-- BEGIN Information provided --

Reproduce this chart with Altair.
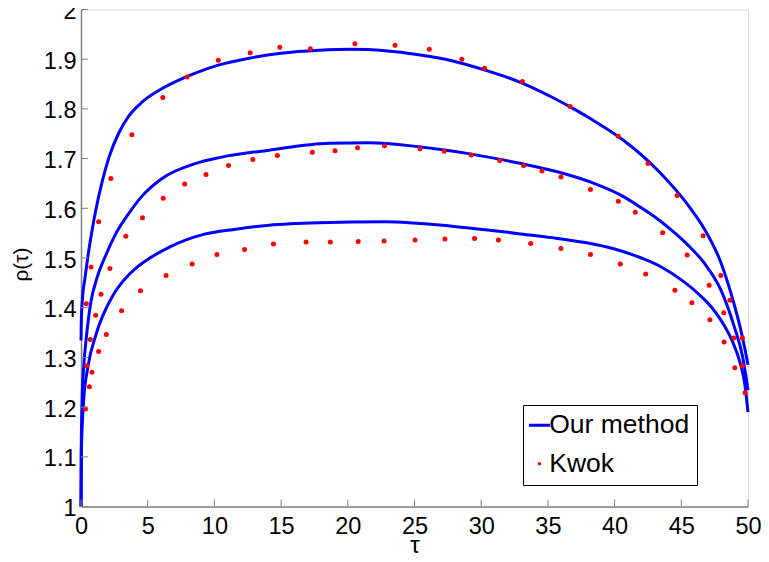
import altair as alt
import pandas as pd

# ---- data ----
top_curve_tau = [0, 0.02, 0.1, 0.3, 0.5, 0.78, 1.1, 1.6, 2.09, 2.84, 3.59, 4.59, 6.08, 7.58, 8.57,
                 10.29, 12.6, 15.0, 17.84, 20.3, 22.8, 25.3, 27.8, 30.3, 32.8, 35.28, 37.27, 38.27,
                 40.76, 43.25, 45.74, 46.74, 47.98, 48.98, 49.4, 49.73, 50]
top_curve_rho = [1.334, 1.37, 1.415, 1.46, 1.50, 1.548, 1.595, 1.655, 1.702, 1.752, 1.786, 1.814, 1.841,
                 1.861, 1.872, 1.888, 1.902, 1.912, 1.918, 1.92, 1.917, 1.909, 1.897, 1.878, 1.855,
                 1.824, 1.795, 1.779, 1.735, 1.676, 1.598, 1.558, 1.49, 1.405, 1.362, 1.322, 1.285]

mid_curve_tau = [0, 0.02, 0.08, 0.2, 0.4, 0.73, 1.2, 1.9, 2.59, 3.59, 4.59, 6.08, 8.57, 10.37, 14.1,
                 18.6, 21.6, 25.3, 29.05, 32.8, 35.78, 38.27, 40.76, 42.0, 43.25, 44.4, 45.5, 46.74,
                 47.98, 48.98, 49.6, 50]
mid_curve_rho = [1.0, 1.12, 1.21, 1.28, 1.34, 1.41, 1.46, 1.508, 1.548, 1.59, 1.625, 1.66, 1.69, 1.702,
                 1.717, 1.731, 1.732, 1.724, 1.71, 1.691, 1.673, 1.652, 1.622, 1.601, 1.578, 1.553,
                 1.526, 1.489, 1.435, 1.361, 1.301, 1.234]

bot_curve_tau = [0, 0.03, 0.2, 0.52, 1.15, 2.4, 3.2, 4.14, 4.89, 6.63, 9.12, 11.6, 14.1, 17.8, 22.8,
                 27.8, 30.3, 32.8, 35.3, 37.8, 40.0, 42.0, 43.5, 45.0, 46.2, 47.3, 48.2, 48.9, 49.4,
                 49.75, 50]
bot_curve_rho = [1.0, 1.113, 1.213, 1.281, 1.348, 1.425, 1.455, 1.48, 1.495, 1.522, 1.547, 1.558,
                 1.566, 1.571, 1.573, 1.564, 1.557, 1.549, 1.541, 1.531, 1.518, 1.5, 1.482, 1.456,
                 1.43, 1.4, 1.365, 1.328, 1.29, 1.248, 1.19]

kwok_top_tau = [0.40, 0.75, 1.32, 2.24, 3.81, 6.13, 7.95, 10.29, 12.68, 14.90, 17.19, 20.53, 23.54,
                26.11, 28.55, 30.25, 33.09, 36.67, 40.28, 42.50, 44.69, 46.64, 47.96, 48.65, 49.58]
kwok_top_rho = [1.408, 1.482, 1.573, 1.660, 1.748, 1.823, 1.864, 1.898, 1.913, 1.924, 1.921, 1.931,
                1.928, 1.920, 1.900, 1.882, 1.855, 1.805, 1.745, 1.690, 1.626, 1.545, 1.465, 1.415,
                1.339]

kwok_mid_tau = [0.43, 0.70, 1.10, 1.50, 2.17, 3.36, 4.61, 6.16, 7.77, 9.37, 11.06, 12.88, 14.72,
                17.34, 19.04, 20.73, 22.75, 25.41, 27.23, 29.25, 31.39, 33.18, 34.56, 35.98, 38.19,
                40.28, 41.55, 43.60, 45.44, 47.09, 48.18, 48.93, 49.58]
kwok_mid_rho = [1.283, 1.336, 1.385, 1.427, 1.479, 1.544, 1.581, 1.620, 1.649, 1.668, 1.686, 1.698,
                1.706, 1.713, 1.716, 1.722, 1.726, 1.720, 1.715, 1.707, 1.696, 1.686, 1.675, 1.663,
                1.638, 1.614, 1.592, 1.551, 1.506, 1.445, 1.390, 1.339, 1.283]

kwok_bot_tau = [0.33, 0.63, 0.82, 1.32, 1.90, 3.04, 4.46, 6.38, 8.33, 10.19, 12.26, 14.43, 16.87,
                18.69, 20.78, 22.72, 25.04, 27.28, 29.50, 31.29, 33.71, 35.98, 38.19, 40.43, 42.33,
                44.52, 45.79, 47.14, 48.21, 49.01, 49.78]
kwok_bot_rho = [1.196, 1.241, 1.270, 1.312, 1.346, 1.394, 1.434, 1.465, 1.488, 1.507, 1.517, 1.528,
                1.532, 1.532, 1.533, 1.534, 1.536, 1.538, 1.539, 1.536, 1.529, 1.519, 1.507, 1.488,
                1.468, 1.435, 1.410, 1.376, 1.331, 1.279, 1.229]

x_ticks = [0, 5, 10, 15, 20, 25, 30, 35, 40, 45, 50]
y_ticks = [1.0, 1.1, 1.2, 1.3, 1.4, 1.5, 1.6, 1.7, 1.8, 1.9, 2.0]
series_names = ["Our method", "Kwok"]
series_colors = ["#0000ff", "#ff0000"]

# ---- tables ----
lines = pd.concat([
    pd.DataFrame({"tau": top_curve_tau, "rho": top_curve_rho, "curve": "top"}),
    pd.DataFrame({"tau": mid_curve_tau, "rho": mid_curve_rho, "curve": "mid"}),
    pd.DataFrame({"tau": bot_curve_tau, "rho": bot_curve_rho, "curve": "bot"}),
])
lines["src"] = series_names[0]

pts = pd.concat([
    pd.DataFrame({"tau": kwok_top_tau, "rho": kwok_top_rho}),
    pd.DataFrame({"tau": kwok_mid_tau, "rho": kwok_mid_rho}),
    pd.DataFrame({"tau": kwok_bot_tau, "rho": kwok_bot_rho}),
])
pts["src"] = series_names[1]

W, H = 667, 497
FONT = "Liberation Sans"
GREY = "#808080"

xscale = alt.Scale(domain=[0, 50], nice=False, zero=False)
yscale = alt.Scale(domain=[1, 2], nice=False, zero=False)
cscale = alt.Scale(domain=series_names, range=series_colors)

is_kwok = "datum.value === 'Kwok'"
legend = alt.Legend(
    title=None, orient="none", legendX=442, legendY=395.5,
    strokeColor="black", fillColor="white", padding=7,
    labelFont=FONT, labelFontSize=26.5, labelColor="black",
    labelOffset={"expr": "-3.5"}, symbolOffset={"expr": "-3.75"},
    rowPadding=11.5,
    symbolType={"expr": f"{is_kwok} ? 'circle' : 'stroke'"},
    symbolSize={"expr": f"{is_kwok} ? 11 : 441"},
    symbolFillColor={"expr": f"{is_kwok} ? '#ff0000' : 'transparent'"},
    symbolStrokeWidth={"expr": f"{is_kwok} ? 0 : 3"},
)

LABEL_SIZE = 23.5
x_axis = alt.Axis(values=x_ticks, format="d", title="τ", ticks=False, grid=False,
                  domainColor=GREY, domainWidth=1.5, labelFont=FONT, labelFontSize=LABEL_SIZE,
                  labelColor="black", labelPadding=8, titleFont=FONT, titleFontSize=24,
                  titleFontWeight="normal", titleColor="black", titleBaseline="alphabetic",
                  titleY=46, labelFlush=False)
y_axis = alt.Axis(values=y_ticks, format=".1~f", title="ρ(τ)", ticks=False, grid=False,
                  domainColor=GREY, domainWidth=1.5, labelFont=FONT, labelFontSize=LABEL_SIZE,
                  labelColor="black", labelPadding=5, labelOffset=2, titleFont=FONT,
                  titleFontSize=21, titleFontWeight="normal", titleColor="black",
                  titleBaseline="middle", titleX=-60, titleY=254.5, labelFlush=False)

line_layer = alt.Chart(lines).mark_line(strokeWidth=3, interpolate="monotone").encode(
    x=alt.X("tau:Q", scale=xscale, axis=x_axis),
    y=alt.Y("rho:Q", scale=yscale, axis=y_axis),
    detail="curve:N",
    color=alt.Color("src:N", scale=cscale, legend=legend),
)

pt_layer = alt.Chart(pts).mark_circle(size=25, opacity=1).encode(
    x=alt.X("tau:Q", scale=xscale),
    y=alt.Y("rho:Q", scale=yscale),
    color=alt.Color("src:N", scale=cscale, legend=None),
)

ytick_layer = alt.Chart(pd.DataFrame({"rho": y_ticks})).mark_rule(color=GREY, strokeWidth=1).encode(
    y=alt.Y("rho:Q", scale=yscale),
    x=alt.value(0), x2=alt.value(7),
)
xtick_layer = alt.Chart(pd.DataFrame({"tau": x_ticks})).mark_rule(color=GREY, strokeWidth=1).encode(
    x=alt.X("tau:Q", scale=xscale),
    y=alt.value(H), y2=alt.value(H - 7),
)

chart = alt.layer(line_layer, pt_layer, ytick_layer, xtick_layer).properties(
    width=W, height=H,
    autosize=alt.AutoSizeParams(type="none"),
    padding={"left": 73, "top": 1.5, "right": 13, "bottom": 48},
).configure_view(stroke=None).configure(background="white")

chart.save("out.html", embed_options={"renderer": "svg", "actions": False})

-- END Information provided --

● Set problem: Exactly as written, please give again the lines from the beginning of the listing through the line containing "1.526, 1.489, 1.435, 1.361, 1.301, 1.234]", inclusive, without any pictures.

● Correct answer:
Reproduce this chart with Altair.
import altair as alt
import pandas as pd

# ---- data ----
top_curve_tau = [0, 0.02, 0.1, 0.3, 0.5, 0.78, 1.1, 1.6, 2.09, 2.84, 3.59, 4.59, 6.08, 7.58, 8.57,
                 10.29, 12.6, 15.0, 17.84, 20.3, 22.8, 25.3, 27.8, 30.3, 32.8, 35.28, 37.27, 38.27,
                 40.76, 43.25, 45.74, 46.74, 47.98, 48.98, 49.4, 49.73, 50]
top_curve_rho = [1.334, 1.37, 1.415, 1.46, 1.50, 1.548, 1.595, 1.655, 1.702, 1.752, 1.786, 1.814, 1.841,
                 1.861, 1.872, 1.888, 1.902, 1.912, 1.918, 1.92, 1.917, 1.909, 1.897, 1.878, 1.855,
                 1.824, 1.795, 1.779, 1.735, 1.676, 1.598, 1.558, 1.49, 1.405, 1.362, 1.322, 1.285]

mid_curve_tau = [0, 0.02, 0.08, 0.2, 0.4, 0.73, 1.2, 1.9, 2.59, 3.59, 4.59, 6.08, 8.57, 10.37, 14.1,
                 18.6, 21.6, 25.3, 29.05, 32.8, 35.78, 38.27, 40.76, 42.0, 43.25, 44.4, 45.5, 46.74,
                 47.98, 48.98, 49.6, 50]
mid_curve_rho = [1.0, 1.12, 1.21, 1.28, 1.34, 1.41, 1.46, 1.508, 1.548, 1.59, 1.625, 1.66, 1.69, 1.702,
                 1.717, 1.731, 1.732, 1.724, 1.71, 1.691, 1.673, 1.652, 1.622, 1.601, 1.578, 1.553,
                 1.526, 1.489, 1.435, 1.361, 1.301, 1.234]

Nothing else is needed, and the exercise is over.